Market Analysis Complete
- □ 5+ comparable sales analyzed (past 6-12 months)
 - □ Fair Market Value calculated with adjustments
 - □ Micro-market DOM and list-to-sale ratios known
 - □ MSI Score calculated for subject property
 - □ Seasonal factors accounted for
 - □ Inventory levels (months of supply) understood
 
Property Due Diligence (Pre-Offer)
- □ Property history researched (prior sales, tax assessment, permits)
 - □ School district boundaries confirmed
 - □ Flood zone verified (FEMA map check)
 - □ Major system ages estimated (roof, HVAC, water heater)
 - □ Obvious repair needs noted and cost-estimated
 - □ Agent has provided disclosure package (if available)
 
Seller Intelligence Gathered
- □ Seller's timeline and motivation assessed (via agent)
 - □ Competing offer likelihood evaluated
 - □ Showing feedback reviewed (if available)
 - □ Price reduction history documented
 - □ Listing agent reputation/style researched
 
Strategy Defined
- □ Initial offer price determined with rationale
 - □ Walk-away maximum price set (in writing, committed)
 - □ Non-price terms optimized (close date, rent-back, contingencies)
 - □ Counter-offer response plan prepared (3-4 rounds anticipated)
 - □ Escalation clause decision made (use or not, max amount)
 - □ Inspection scope planned (general + specialists needed)
 
Risk Management
- □ Backup properties identified (2-3 alternatives)
 - □ Life event constraints documented (school start, lease end, job start)
 - □ Opportunity cost of continued search calculated
 - □ Emotional attachment vs. rational analysis balanced
 - □ Walk-away triggers defined (deal-breakers identified)
 
Team Alignment
- □ Buyer's agent briefed on strategy and expectations
 - □ Attorney identified and engaged for review period
 - □ Inspector scheduled (tentative, pending offer acceptance)
 - □ Lender prepared to move quickly on accepted offer
 - □ Decision-making authority clear (if buying with partner/spouse)
 
XII. Conclusion: The Integrated Strategic Framework
Synthesis: The Ten Principles of Evidence-Based Home Buying
- Optimize for Decision Quality, Not Outcome: You control process, not results. Make decisions you'd defend in hindsight even if outcomes disappoint.
 - Time is a Cost: In appreciating markets, speed has value. "Good enough" property acquired quickly often beats "perfect" property after exhaustive search.
 - Micro-Markets Matter More Than Towns: Within-town variation exceeds between-town variation. Analyze at neighborhood/street level, not town level.
 - Quantify Uncertainty: Use probabilistic thinking (MSI scores, acceptance probability ranges) not false precision ("offer exactly 7.3% below ask").

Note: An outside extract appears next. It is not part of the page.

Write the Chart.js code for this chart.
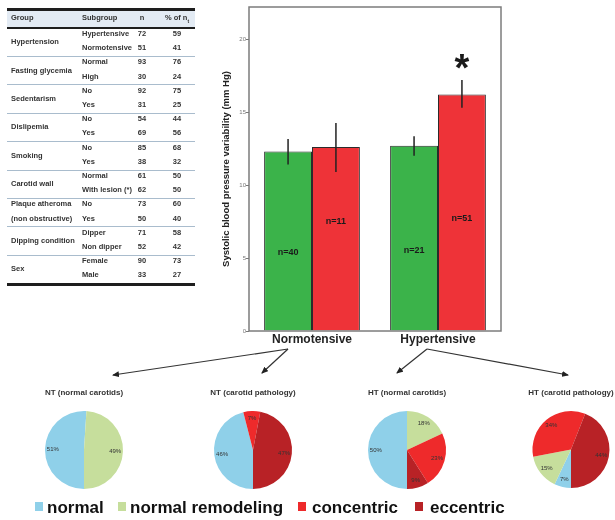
<!DOCTYPE html>
<html>
<head>
<meta charset="utf-8">
<script src="https://cdn.jsdelivr.net/npm/chart.js@4.4.1/dist/chart.umd.min.js"></script>
<style>
  body { margin: 0; width: 615px; height: 520px; position: relative; overflow: hidden; background: #fff;
         font-family: "Liberation Sans", Arial, sans-serif; }
  .abs { position: absolute; }
  #table, #legend { position: absolute; left: 0; top: 0; transform: translateZ(0); }
  .cell { position: absolute; font-size: 7.5px; font-weight: bold; color: #333; line-height: 8px; white-space: nowrap; }
  .hline { position: absolute; left: 7px; width: 188px; }
  .leg { position: absolute; top: 498px; font-size: 17px; font-weight: bold; line-height: 20px; color: #111; white-space: nowrap; }
  .sw { position: absolute; top: 502px; width: 8px; height: 9px; }
</style>
</head>
<body>
<div id="table"></div>
<canvas id="bars" class="abs" style="left:215px;top:0px" width="300" height="350"></canvas>
<svg class="abs" style="left:0;top:0" width="615" height="520">
  <defs>
    <marker id="ah" markerUnits="userSpaceOnUse" markerWidth="7" markerHeight="6" refX="6" refY="3" orient="auto">
      <path d="M0,0 L7,3 L0,6 z" fill="#222"/>
    </marker>
  </defs>
  <g stroke="#333" stroke-width="1.2" fill="none">
    <line x1="288" y1="349" x2="113" y2="375" marker-end="url(#ah)"/>
    <line x1="288" y1="349" x2="262" y2="373" marker-end="url(#ah)"/>
    <line x1="427" y1="349" x2="397" y2="373" marker-end="url(#ah)"/>
    <line x1="427" y1="349" x2="568" y2="375" marker-end="url(#ah)"/>
  </g>
</svg>
<canvas id="pie0" class="abs" style="left:9px;top:386px" width="150" height="105"></canvas>
<canvas id="pie1" class="abs" style="left:178px;top:386px" width="150" height="105"></canvas>
<canvas id="pie2" class="abs" style="left:332px;top:386px" width="150" height="105"></canvas>
<canvas id="pie3" class="abs" style="left:496px;top:386px" width="150" height="105"></canvas>
<div id="legend"></div>
<script>
Chart.defaults.font.family = '"Liberation Sans", Arial, sans-serif';

// table
const tableGroups = ['Hypertension', 'Fasting glycemia', 'Sedentarism', 'Dislipemia', 'Smoking',
  'Carotid wall', 'Plaque atheroma|(non obstructive)', 'Dipping condition', 'Sex'];
const tableSubgroups = [['Hypertensive', 'Normotensive'], ['Normal', 'High'], ['No', 'Yes'], ['No', 'Yes'],
  ['No', 'Yes'], ['Normal', 'With lesion (*)'], ['No', 'Yes'], ['Dipper', 'Non dipper'], ['Female', 'Male']];
const tableN = [[72, 51], [93, 30], [92, 31], [54, 69], [85, 38], [61, 62], [73, 50], [71, 52], [90, 33]];
const tablePct = [[59, 41], [76, 24], [75, 25], [44, 56], [68, 32], [50, 50], [60, 40], [58, 42], [73, 27]];

// bar chart
const groupLabels = ['Normotensive', 'Hypertensive'];
const normalCarotidMean = [12.3, 12.7];
const normalCarotidLow = [11.4, 12.0];
const normalCarotidHigh = [13.15, 13.35];
const normalCarotidN = ['n=40', 'n=21'];
const pathologyMean = [12.6, 16.2];
const pathologyLow = [10.9, 15.3];
const pathologyHigh = [14.25, 17.2];
const pathologyN = ['n=11', 'n=51'];
const pathologySig = ['', '*'];

// pies (percent)
const pieTitles = ['NT (normal carotids)', 'NT (carotid pathology)', 'HT (normal carotids)', 'HT (carotid pathology)'];
const patternNames = ['normal', 'normal remodeling', 'concentric', 'eccentric'];
const normalPct = [51, 46, 50, 7];
const remodelingPct = [49, 0, 18, 15];
const concentricPct = [0, 7, 23, 34];
const eccentricPct = [0, 47, 9, 44];

const pieColors = ['#8fd0e9', '#c6de9c', '#ee2a2b', '#b82226'];

// ---- table ----
const tbl = document.getElementById('table');
function addCell(text, left, top, align) {
  const d = document.createElement('div');
  d.className = 'cell';
  d.innerHTML = text;
  d.style.top = top + 'px';
  if (align === 'center') { d.style.left = (left - 20) + 'px'; d.style.width = '40px'; d.style.textAlign = 'center'; }
  else d.style.left = left + 'px';
  tbl.appendChild(d);
}
function addLine(top, h, color) {
  const d = document.createElement('div');
  d.className = 'hline';
  d.style.top = top + 'px';
  d.style.height = h + 'px';
  d.style.background = color;
  tbl.appendChild(d);
}
const rowH = 14.2, tableTop = 28;
const hdr = document.createElement('div');
hdr.className = 'hline';
hdr.style.top = '9px'; hdr.style.height = '19px'; hdr.style.background = '#e3ebf4';
tbl.appendChild(hdr);
addLine(8, 2.5, '#1e1e1e');
addLine(27, 2, '#1e1e1e');
addCell('Group', 11, 14);
addCell('Subgroup', 82, 14);
addCell('n', 142, 14, 'center');
addCell('% of n<sub style="font-size:5px">t</sub>', 177, 14, 'center');
for (let g = 0; g < tableGroups.length; ++g) {
  const gTop = tableTop + g * 2 * rowH;
  const parts = tableGroups[g].split('|');
  if (parts.length === 2) {
    addCell(parts[0], 11, gTop + 2);
    addCell(parts[1], 11, gTop + rowH + 2);
  } else {
    addCell(parts[0], 11, gTop + rowH - 4);
  }
  for (let r = 0; r < 2; ++r) {
    const t = gTop + r * rowH + 2;
    addCell(tableSubgroups[g][r], 82, t);
    addCell(tableN[g][r], 142, t, 'center');
    addCell(tablePct[g][r], 177, t, 'center');
  }
  if (g > 0) addLine(gTop - 0.5, 1, '#a9bccd');
}
addLine(tableTop + tableGroups.length * 2 * rowH - 0.5, 2.5, '#1e1e1e');

// ---- bar chart ----
const barExtras = {
  id: 'barExtras',
  afterDatasetsDraw(chart, args, opts) {
    const ctx = chart.ctx, y = chart.scales.y, a = chart.chartArea;
    ctx.save();
    chart.data.datasets.forEach((ds, di) => {
      chart.getDatasetMeta(di).data.forEach((bar, i) => {
        ctx.strokeStyle = '#222';
        ctx.lineWidth = 1.5;
        ctx.beginPath();
        ctx.moveTo(bar.x, y.getPixelForValue(ds.errLow[i]));
        ctx.lineTo(bar.x, y.getPixelForValue(ds.errHigh[i]));
        ctx.stroke();
        ctx.fillStyle = '#1a1a1a';
        ctx.font = 'bold 9px "Liberation Sans", Arial, sans-serif';
        ctx.textAlign = 'center';
        ctx.textBaseline = 'middle';
        ctx.fillText(ds.nLabels[i], bar.x, y.getPixelForValue(opts.labelY[di][i]));
        if (ds.sig && ds.sig[i]) {
          ctx.font = 'bold 38px "Liberation Sans", Arial, sans-serif';
          ctx.textBaseline = 'alphabetic';
          ctx.fillText(ds.sig[i], bar.x, y.getPixelForValue(ds.errHigh[i]) + 1);
        }
      });
    });
    ctx.strokeStyle = '#7c7c7c';
    ctx.lineWidth = 1.5;
    ctx.strokeRect(a.left, a.top, a.right - a.left, a.bottom - a.top);
    ctx.restore();
  }
};

new Chart(document.getElementById('bars'), {
  type: 'bar',
  data: {
    labels: groupLabels,
    datasets: [{
      label: 'Normal carotids',
      data: normalCarotidMean,
      errLow: normalCarotidLow,
      errHigh: normalCarotidHigh,
      nLabels: normalCarotidN,
      backgroundColor: '#3bb34a',
      borderColor: '#2b2b2b',
      borderWidth: 1,
      categoryPercentage: 0.76,
      barPercentage: 1
    }, {
      label: 'Carotid pathology',
      data: pathologyMean,
      errLow: pathologyLow,
      errHigh: pathologyHigh,
      nLabels: pathologyN,
      sig: pathologySig,
      backgroundColor: '#ee3338',
      borderColor: '#2b2b2b',
      borderWidth: 1,
      categoryPercentage: 0.76,
      barPercentage: 1
    }]
  },
  options: {
    responsive: false,
    animation: false,
    events: [],
    layout: { padding: { top: 7, right: 14, left: 0, bottom: 0 } },
    plugins: {
      legend: { display: false },
      tooltip: { enabled: false },
      barExtras: { labelY: [[5.4, 5.5], [7.5, 7.7]] }
    },
    scales: {
      x: {
        grid: { display: false, drawTicks: false },
        border: { display: false },
        ticks: { color: '#222', font: { size: 12, weight: 'bold' }, padding: 1 },
        afterFit: s => { s.height = 19; }
      },
      y: {
        min: 0,
        max: 22.2,
        afterBuildTicks: s => { s.ticks = s.ticks.filter(t => t.value % 5 === 0); },
        ticks: { stepSize: 5, color: '#777', font: { size: 6 }, padding: 0 },
        grid: { drawOnChartArea: false, drawTicks: true, tickLength: 3, color: '#777' },
        border: { display: false },
        title: {
          display: true,
          text: 'Systolic blood pressure variability (mm Hg)',
          color: '#222',
          font: { size: 9.5, weight: 'bold' },
          padding: { top: 6, bottom: 0 }
        },
        afterFit: s => { s.width = 34; }
      }
    }
  },
  plugins: [barExtras]
});

// ---- pies ----
const pctLabels = {
  id: 'pctLabels',
  afterDatasetsDraw(chart) {
    const ctx = chart.ctx;
    const vals = chart.data.datasets[0].data;
    ctx.save();
    ctx.fillStyle = '#333';
    ctx.font = '6px "Liberation Sans", Arial, sans-serif';
    ctx.textAlign = 'center';
    ctx.textBaseline = 'middle';
    chart.getDatasetMeta(0).data.forEach((arc, i) => {
      if (!vals[i]) return;
      const mid = (arc.startAngle + arc.endAngle) / 2;
      const r = arc.outerRadius * 0.8;
      ctx.fillText(vals[i] + '%', arc.x + Math.cos(mid) * r, arc.y + Math.sin(mid) * r);
    });
    ctx.restore();
  }
};

for (let i = 0; i < pieTitles.length; ++i) {
  new Chart(document.getElementById('pie' + i), {
    type: 'pie',
    data: {
      labels: patternNames,
      datasets: [{
        data: [normalPct[i], remodelingPct[i], concentricPct[i], eccentricPct[i]],
        backgroundColor: pieColors,
        borderWidth: 0
      }]
    },
    options: {
      responsive: false,
      animation: false,
      events: [],
      rotation: 180,
      layout: { padding: { bottom: i === 3 ? 3 : 2 } },
      plugins: {
        legend: { display: false },
        tooltip: { enabled: false },
        title: {
          display: true,
          text: pieTitles[i],
          color: '#333',
          font: { size: 8, weight: 'bold' },
          padding: { top: 2, bottom: 13.4 }
        }
      }
    },
    plugins: [pctLabels]
  });
}

// ---- legend ----
const legendSwatchX = [35, 118, 298, 415];
const legendTextX = [47, 130, 312, 430];
const leg = document.getElementById('legend');
patternNames.forEach((name, i) => {
  const sw = document.createElement('div');
  sw.className = 'sw';
  sw.style.left = legendSwatchX[i] + 'px';
  sw.style.background = pieColors[i];
  leg.appendChild(sw);
  const t = document.createElement('div');
  t.className = 'leg';
  t.style.left = legendTextX[i] + 'px';
  t.textContent = name;
  leg.appendChild(t);
});
</script>
</body>
</html>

 - Both Parties Are Boundedly Rational: Sellers exhibit biases; so do you. Mitigate your own cognitive errors while understanding counterparty psychology.

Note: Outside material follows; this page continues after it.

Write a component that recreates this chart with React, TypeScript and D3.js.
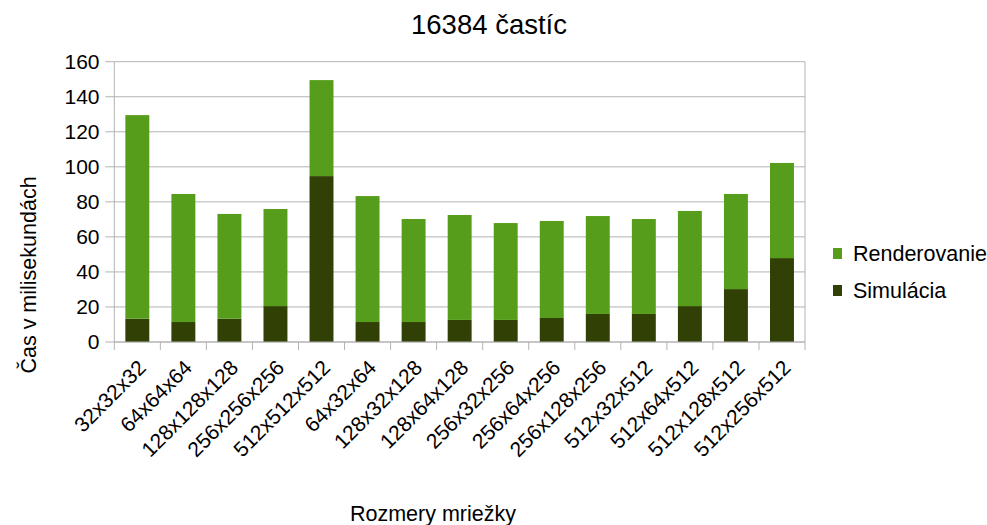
import React from "react";
import * as d3 from "d3";

const categories = [
  "32x32x32", "64x64x64", "128x128x128", "256x256x256", "512x512x512",
  "64x32x64", "128x32x128", "128x64x128", "256x32x256", "256x64x256",
  "256x128x256", "512x32x512", "512x64x512", "512x128x512", "512x256x512",
];
const totals = [129.5, 84.5, 73.1, 75.9, 149.5, 83.3, 70.2, 72.5, 67.9, 69.1, 71.9, 70.2, 74.8, 84.5, 102.2];
const simulacia = [13.3, 11.4, 13.3, 20.5, 94.7, 11.4, 11.4, 12.6, 12.6, 13.7, 16.0, 16.0, 20.5, 30.2, 47.9];
const renderovanie = totals.map((t, i) => +(t - simulacia[i]).toFixed(1));
const yTicks = [0, 20, 40, 60, 80, 100, 120, 140, 160];
const seriesNames = ["Renderovanie", "Simulácia"];
const colors = { Renderovanie: "#579d1c", Simulácia: "#314004" };

const W = 987, H = 525;
const left = 114.3, right = 805, top = 61.7, bottom = 342;
const FONT = "Liberation Sans, Arial, sans-serif";

export default function App() {
  const x = d3.scaleBand<string>().domain(categories).range([left, right]).paddingInner(0.48).paddingOuter(0.24);
  const xb = d3.scaleBand<string>().domain(categories).range([left, right]);
  const y = d3.scaleLinear().domain([0, 160]).range([bottom, top]);
  const stackData = categories.map((c, i) => ({ cat: c, Simulácia: simulacia[i], Renderovanie: renderovanie[i] }));
  const stack = d3.stack<any>().keys(["Simulácia", "Renderovanie"])(stackData);
  const bounds = categories.map((c) => xb(c)!).concat([right]);

  return (
    <svg width={W} height={H} style={{ position: "absolute", left: 0, top: 0, background: "#fff" }} fontFamily={FONT}>
      <rect x={0} y={0} width={W} height={H} fill="#fff" />
      <text x={489} y={34} textAnchor="middle" fontSize={27.5} fill="#000">16384 častíc</text>
      {yTicks.map((t) => (
        <g key={t}>
          <line x1={left} x2={right} y1={y(t)} y2={y(t)} stroke="#b3b3b3" strokeWidth={1} />
          <line x1={left - 9} x2={left} y1={y(t)} y2={y(t)} stroke="#b3b3b3" strokeWidth={1} />
          <text x={99.5} y={y(t) + 7} textAnchor="end" fontSize={21} fill="#000">{t}</text>
        </g>
      ))}
      <line x1={left} x2={left} y1={top} y2={bottom} stroke="#b3b3b3" />
      <line x1={right} x2={right} y1={top} y2={bottom} stroke="#b3b3b3" />
      {bounds.map((b, i) => (
        <line key={i} x1={b} x2={b} y1={bottom} y2={bottom + 8} stroke="#b3b3b3" />
      ))}
      {stack.map((s) => (
        <g key={s.key} fill={(colors as any)[s.key]}>
          {s.map((d: any, i: number) => (
            <rect key={i} x={x(categories[i])} width={x.bandwidth()} y={y(d[1])} height={y(d[0]) - y(d[1])} />
          ))}
        </g>
      ))}
      <line x1={left} x2={right} y1={bottom} y2={bottom} stroke="#b3b3b3" />
      {categories.map((c) => (
        <text key={c} transform={`translate(${xb(c)! + xb.bandwidth() / 2 + 10},${369}) rotate(-45)`} textAnchor="end" fontSize={21} fill="#000">{c}</text>
      ))}
      <text transform={`translate(36,275) rotate(-90)`} textAnchor="middle" fontSize={21.5} fill="#000">Čas v milisekundách</text>
      <text x={433} y={521} textAnchor="middle" fontSize={21.5} fill="#000">Rozmery mriežky</text>
      {seriesNames.map((n, i) => (
        <g key={n}>
          <rect x={833} y={248 + i * 37} width={9} height={11} fill={(colors as any)[n]} />
          <text x={853} y={261 + i * 37} fontSize={21.5} fill="#000">{n}</text>
        </g>
      ))}
    </svg>
  );
}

 - Ethics Enable Strategy: Good-faith negotiation creates reputational capital enabling better long-term outcomes. Bad-faith tactics cost more than they gain.
 - Inspection is Protection, Not Leverage: Use inspection to discover material defects, not to manufacture negotiation theater. Focus on legitimate issues.

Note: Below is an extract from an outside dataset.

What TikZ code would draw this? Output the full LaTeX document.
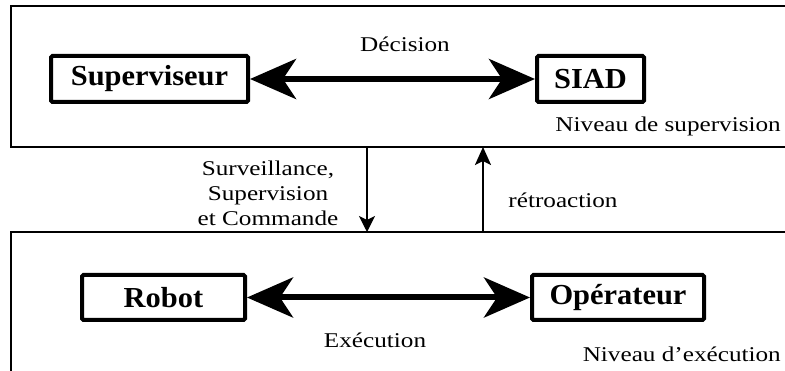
\documentclass[tikz,border=0pt]{standalone}
\usepackage{fontspec}
\setmainfont{Liberation Serif}[FakeStretch=1.2]
\newfontfamily\boxfont{Liberation Serif}[FakeStretch=1.05]
\usetikzlibrary{arrows.meta}
\begin{document}
\begin{tikzpicture}[x=1pt,y=-1pt,
  frame/.style={line width=1.3pt},
  agent/.style={draw,line width=4pt,rounded corners=1.5pt,inner sep=0pt,
    font=\boxfont\bfseries\fontsize{29}{32}\selectfont},
  lab/.style={inner sep=0pt,font=\fontsize{21}{25}\selectfont},
  bigarrow/.style={line width=6pt,{Stealth[length=46pt,width=40pt,inset=13pt]}-{Stealth[length=46pt,width=40pt,inset=13pt]}},
  downarrow/.style={line width=1.3pt,-{Stealth[length=16pt,width=16pt,inset=4pt]}},
  uparrow/.style={line width=2.6pt,-{Stealth[length=18pt,width=16pt,inset=4pt]}}]
\useasboundingbox (0,0) rectangle (785,371);
% frames
\draw[frame] (790,6) -- (11,6) -- (11,147) -- (790,147);
\draw[frame] (790,232) -- (11,232) -- (11,380);
\coordinate (dtop) at (367,147);
\coordinate (dbot) at (367,232);
\coordinate (utop) at (483,147);
\coordinate (ubot) at (483,232);
% agents
\node[agent,minimum width=197pt,minimum height=46pt] (sup) at (149.5,79) {Superviseur};
\node[agent,minimum width=107pt,minimum height=46pt] (siad) at (590.5,79) {SIAD};
\node[agent,minimum width=163pt,minimum height=45pt] (rob) at (163.5,297.5) {Robot};
\node[agent,minimum width=172pt,minimum height=45pt] (op) at (618,297.5) {Opérateur};
% arrows
\draw[bigarrow] (sup.east) -- (siad.west);
\draw[bigarrow] (rob.east) -- (op.west);
\draw[downarrow] (dtop) -- (dbot);
\draw[uparrow] (ubot) -- (utop);
% labels
\node[lab] (dec) at (405,44) {Décision};
\node[lab,anchor=base east] (nsup) at (781,132) {Niveau de supervision};
\node[lab,align=center] (surv) at (268,193) {Surveillance,\\Supervision\\et Commande};
\node[lab] (retro) at (563,200) {rétroaction};
\node[lab] (exe) at (375,340) {Exécution};
\node[lab,anchor=base east] (nexe) at (781,362) {Niveau d’exécution};
\end{tikzpicture}
\end{document}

 - Agent Incentives Vary: Select high-volume agents with repeat client focus. Their incentives align better than transactional agents.
 - Appraisals Track Evidence: Post-2008 reforms created real independence. Don't assume appraisers rubber-stamp contract prices. Respect comp data.
 - Walk-Away Power is Your Advantage: The buyer willing to say "no" has structural advantage. But don't let perfect be enemy of good.
 
Final Thought: Housing as Life Decision, Not Just Financial Transaction
This guide emphasizes economic optimization because most buyers under-analyze the financial dimension. But don't lose sight of the larger context: housing is where you'll live, raise family, build memories, and spend majority of your time.
The "mathematically optimal" house that makes you miserable daily is a failed decision. The house you overpaid for by $30K but love living in for 20 years is a successful decision.
The framework herein provides analytical tools for the economic component. You must provide the wisdom for the life component. Use data to inform decisions, not to make them. The best outcome is the intersection of rational analysis and authentic preference—not the domination of either.